We investigate the coboundary expansion property of tensor product codes, known as product expansion, which plays an important role in recent constructions of good quantum LDPC codes and classical locally testable codes. Prior research has shown that this property is equivalent to agreement testability and robust testability for products of two codes with linear distance. However, for products of more than two codes, product expansion is a strictly stronger property.
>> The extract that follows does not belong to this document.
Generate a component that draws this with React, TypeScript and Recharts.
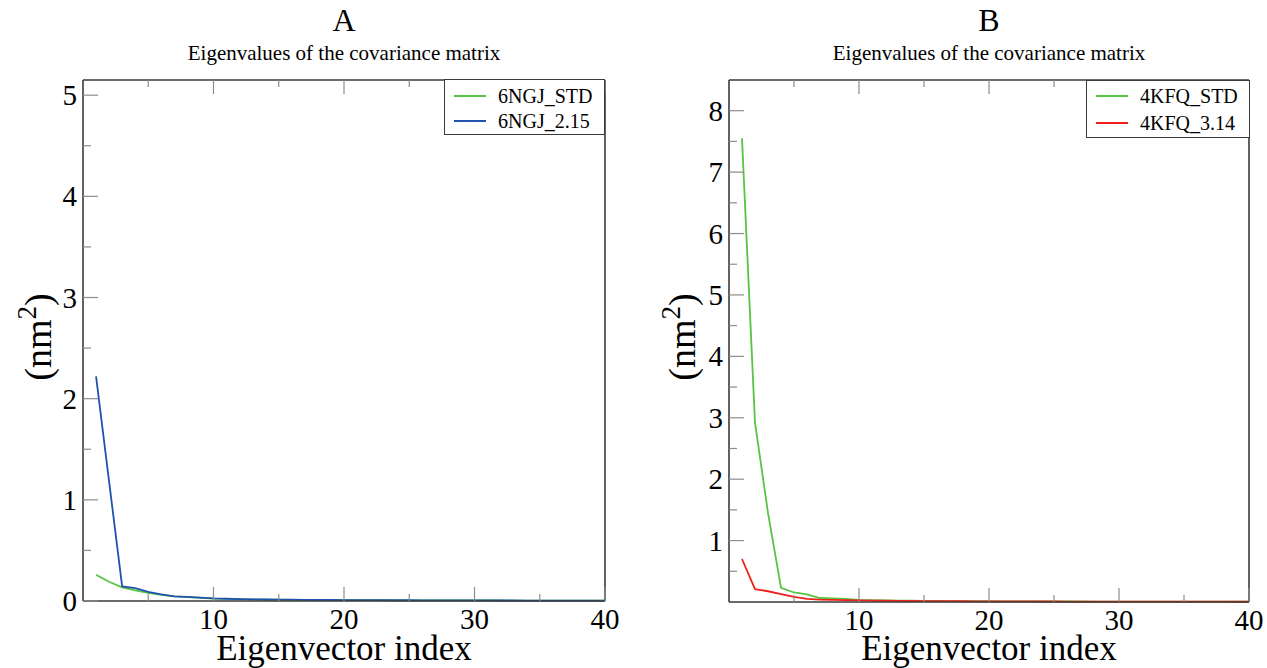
import React from 'react';
import { LineChart, Line, XAxis, YAxis } from 'recharts';

const FONT = '"Liberation Serif", "Times New Roman", serif';

// eigenvector index (x)
const eigIndex = [
  1, 2, 3, 4, 5, 6, 7, 8, 9, 10, 11, 12, 13, 14, 15, 16, 17, 18, 19, 20,
  21, 22, 23, 24, 25, 26, 27, 28, 29, 30, 31, 32, 33, 34, 35, 36, 37, 38, 39, 40,
];

// panel A
const ngjStd = [
  0.26, 0.19, 0.135, 0.105, 0.08, 0.06, 0.045, 0.038, 0.03, 0.024,
  0.021, 0.018, 0.016, 0.014, 0.013, 0.012, 0.011, 0.01, 0.0095, 0.009,
  0.0085, 0.008, 0.0075, 0.007, 0.0068, 0.0065, 0.006, 0.0058, 0.0055, 0.0052,
  0.005, 0.0048, 0.0046, 0.0044, 0.0042, 0.004, 0.0038, 0.0036, 0.0035, 0.0034,
];
const ngj215 = [
  2.22, 1.18, 0.145, 0.128, 0.09, 0.065, 0.045, 0.04, 0.033, 0.025,
  0.022, 0.019, 0.017, 0.015, 0.014, 0.013, 0.012, 0.011, 0.01, 0.0095,
  0.009, 0.0085, 0.008, 0.0076, 0.0072, 0.0068, 0.0064, 0.006, 0.0057, 0.0054,
  0.0052, 0.005, 0.0048, 0.0046, 0.0044, 0.0042, 0.004, 0.0038, 0.0037, 0.0036,
];

// panel B
const kfqStd = [
  7.55, 2.92, 1.45, 0.23, 0.155, 0.125, 0.065, 0.058, 0.05, 0.035,
  0.03, 0.026, 0.022, 0.02, 0.018, 0.016, 0.015, 0.014, 0.013, 0.012,
  0.011, 0.0105, 0.01, 0.0095, 0.009, 0.0085, 0.008, 0.0076, 0.0072, 0.0068,
  0.0065, 0.0062, 0.006, 0.0058, 0.0056, 0.0054, 0.0052, 0.005, 0.0048, 0.0046,
];
const kfq314 = [
  0.7, 0.21, 0.175, 0.13, 0.085, 0.05, 0.04, 0.035, 0.03, 0.025,
  0.022, 0.02, 0.018, 0.016, 0.015, 0.014, 0.013, 0.012, 0.011, 0.0105,
  0.01, 0.0095, 0.009, 0.0085, 0.008, 0.0076, 0.0072, 0.0068, 0.0065, 0.0062,
  0.006, 0.0058, 0.0056, 0.0054, 0.0052, 0.005, 0.0048, 0.0046, 0.0044, 0.0042,
];

const xTicks = [5, 10, 15, 20, 25, 30, 35, 40];
const xLabels = [10, 20, 30, 40];
const yTicksA = [0, 0.5, 1, 1.5, 2, 2.5, 3, 3.5, 4, 4.5, 5];
const yLabelsA = [0, 1, 2, 3, 4, 5];
const yTicksB = [0.5, 1, 1.5, 2, 2.5, 3, 3.5, 4, 4.5, 5, 5.5, 6, 6.5, 7, 7.5, 8];
const yLabelsB = [1, 2, 3, 4, 5, 6, 7, 8];

const GREEN = '#57c443';
const BLUE = '#2152b0';
const RED = '#f2201c';
const TICK = '#8c8c8c';
const FRAME = '#3a3a3a';

type Series = { key: string; name: string; color: string; values: number[] };

// margins are 1px short of the plot box: each axis takes 1px
const panels = [
  {
    title: 'A',
    left: 0,
    width: 640,
    margin: { top: 79, right: 34, bottom: 66, left: 82 },
    yMax: 5.15,
    yTicks: yTicksA,
    yLabels: yLabelsA,
    series: [
      { key: 'std', name: '6NGJ_STD', color: GREEN, values: ngjStd },
      { key: 'mut', name: '6NGJ_2.15', color: BLUE, values: ngj215 },
    ] as Series[],
    legend: { left: 444, top: 79, width: 161, height: 56, rows: [16, 41] },
    yLabelX: 38,
  },
  {
    title: 'B',
    left: 640,
    width: 627,
    margin: { top: 79, right: 17, bottom: 65, left: 88 },
    yMax: 8.5,
    yTicks: yTicksB,
    yLabels: yLabelsB,
    series: [
      { key: 'std', name: '4KFQ_STD', color: GREEN, values: kfqStd },
      { key: 'mut', name: '4KFQ_3.14', color: RED, values: kfq314 },
    ] as Series[],
    legend: { left: 1086, top: 80, width: 164, height: 58, rows: [15, 42] },
    yLabelX: 682,
  },
];

function BottomTick(props: any) {
  const { x, y, payload } = props;
  const v = payload.value;
  const major = v % 10 === 0;
  return (
    <g>
      <line x1={x} y1={y} x2={x} y2={y - (major ? 14 : 7)} stroke={TICK} strokeWidth={1.2} />
      {xLabels.includes(v) && (
        <text x={x} y={y + 28} textAnchor="middle" fontFamily={FONT} fontSize={29} fill="#000">
          {v}
        </text>
      )}
    </g>
  );
}

function TopTick(props: any) {
  const { x, y, payload } = props;
  const major = payload.value % 10 === 0;
  return <line x1={x} y1={y} x2={x} y2={y + (major ? 14 : 7)} stroke={TICK} strokeWidth={1.2} />;
}

function LeftTick(props: any) {
  const { x, y, payload, labels } = props;
  const v = payload.value;
  const major = Number.isInteger(v);
  return (
    <g>
      <line x1={x} y1={y} x2={x + (major ? 15 : 8)} y2={y} stroke={TICK} strokeWidth={1.2} />
      {labels.includes(v) && (
        <text x={x - 6} y={y + 10} textAnchor="end" fontFamily={FONT} fontSize={29} fill="#000">
          {v}
        </text>
      )}
    </g>
  );
}

function RightTick(props: any) {
  const { x, y, payload } = props;
  const major = Number.isInteger(payload.value);
  return <line x1={x} y1={y} x2={x - (major ? 15 : 8)} y2={y} stroke={TICK} strokeWidth={1.2} />;
}

function Panel({ p }: { p: (typeof panels)[number] }) {
  const data = eigIndex.map((i, k) => {
    const row: Record<string, number> = { i };
    p.series.forEach((s) => (row[s.key] = s.values[k]));
    return row;
  });
  const plotLeft = p.left + p.margin.left + 1;
  const plotRight = p.left + p.width - p.margin.right - 1;
  const cx = (plotLeft + plotRight) / 2;
  const axisLine = { stroke: FRAME, strokeWidth: 1.6 };

  return (
    <>
      <div style={{ position: 'absolute', left: p.left, top: 0 }}>
        <LineChart width={p.width} height={668} data={data} margin={p.margin}>
          <XAxis
            xAxisId="bottom"
            dataKey="i"
            type="number"
            domain={[0, 40]}
            ticks={xTicks}
            interval={0}
            height={1}
            tickSize={0}
            tickMargin={0}
            axisLine={axisLine}
            tickLine={false}
            tick={(t: any) => <BottomTick {...t} />}
          />
          <XAxis
            xAxisId="top"
            orientation="top"
            dataKey="i"
            type="number"
            domain={[0, 40]}
            ticks={xTicks}
            interval={0}
            height={1}
            tickSize={0}
            tickMargin={0}
            axisLine={axisLine}
            tickLine={false}
            tick={(t: any) => <TopTick {...t} />}
          />
          <YAxis
            yAxisId="left"
            type="number"
            domain={[0, p.yMax]}
            ticks={p.yTicks}
            interval={0}
            width={1}
            tickSize={0}
            tickMargin={0}
            axisLine={axisLine}
            tickLine={false}
            tick={(t: any) => <LeftTick {...t} labels={p.yLabels} />}
          />
          <YAxis
            yAxisId="right"
            orientation="right"
            type="number"
            domain={[0, p.yMax]}
            ticks={p.yTicks}
            interval={0}
            width={1}
            tickSize={0}
            tickMargin={0}
            axisLine={axisLine}
            tickLine={false}
            tick={(t: any) => <RightTick {...t} />}
          />
          {p.series.map((s) => (
            <Line
              key={s.key}
              xAxisId="bottom"
              yAxisId="left"
              dataKey={s.key}
              name={s.name}
              stroke={s.color}
              strokeWidth={1.8}
              dot={false}
              type="linear"
              isAnimationActive={false}
            />
          ))}
        </LineChart>
      </div>

      <div
        style={{
          position: 'absolute',
          left: cx - 100,
          width: 200,
          top: 4,
          textAlign: 'center',
          fontFamily: FONT,
          fontSize: 32,
          lineHeight: '32px',
        }}
      >
        {p.title}
      </div>
      <div
        style={{
          position: 'absolute',
          left: cx - 250,
          width: 500,
          top: 43,
          textAlign: 'center',
          fontFamily: FONT,
          fontSize: 21,
          lineHeight: '21px',
        }}
      >
        Eigenvalues of the covariance matrix
      </div>
      <div
        style={{
          position: 'absolute',
          left: cx - 200,
          width: 400,
          top: 631,
          textAlign: 'center',
          fontFamily: FONT,
          fontSize: 35,
          lineHeight: '35px',
          whiteSpace: 'nowrap',
        }}
      >
        Eigenvector index
      </div>
      <div
        style={{
          position: 'absolute',
          left: p.yLabelX,
          top: 337,
          transform: 'translate(-50%, -50%) rotate(-90deg)',
          fontFamily: FONT,
          fontSize: 38,
          lineHeight: '38px',
          whiteSpace: 'nowrap',
        }}
      >
        (nm<sup style={{ fontSize: 27, verticalAlign: '0.55em', lineHeight: 0 }}>2</sup>)
      </div>

      <div
        style={{
          position: 'absolute',
          left: p.legend.left,
          top: p.legend.top,
          width: p.legend.width,
          height: p.legend.height,
          boxSizing: 'border-box',
          border: `1.5px solid ${FRAME}`,
          background: '#fff',
        }}
      >
        {p.series.map((s, k) => (
          <div
            key={s.key}
            style={{
              position: 'absolute',
              left: 0,
              top: p.legend.rows[k] - 12,
              height: 24,
              width: '100%',
            }}
          >
            <div
              style={{
                position: 'absolute',
                left: 9,
                top: 11,
                width: 32,
                height: 2,
                background: s.color,
              }}
            />
            <div
              style={{
                position: 'absolute',
                left: 53,
                top: 0,
                fontFamily: FONT,
                fontSize: 20,
                lineHeight: '24px',
                whiteSpace: 'nowrap',
              }}
            >
              {s.name}
            </div>
          </div>
        ))}
      </div>
    </>
  );
}

export default function App() {
  return (
    <div
      style={{
        position: 'absolute',
        left: 0,
        top: 0,
        width: 1267,
        height: 668,
        background: '#fff',
        overflow: 'hidden',
      }}
    >
      {panels.map((p) => (
        <Panel key={p.title} p={p} />
      ))}
    </div>
  );
}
In this paper, we prove that a collection of an arbitrary number of random codes over a sufficiently large field has good product expansion. We believe that, in the case of four codes, the same ideas can be used to construct good quantum locally testable codes, in a way similar to the current constructions that use only products of two codes.

翻译：我们研究了张量积码的上边缘扩展性质，即乘积扩展性，该性质在近期构建良好量子LDPC码与经典局部可测试码中具有重要作用。已有研究表明，对于两个具有线性距离的码的乘积，该性质等价于一致性可测试性与鲁棒可测试性。然而，对于超过两个码的乘积，乘积扩展性是严格更强的性质。本文证明：在充分大域上，任意数量随机码的集合具有良好乘积扩展性。我们相信，在四个码的情形下，类似思路可用于构建良好的量子局部可测试码，其方式类似于当前仅使用两个码乘积的构造。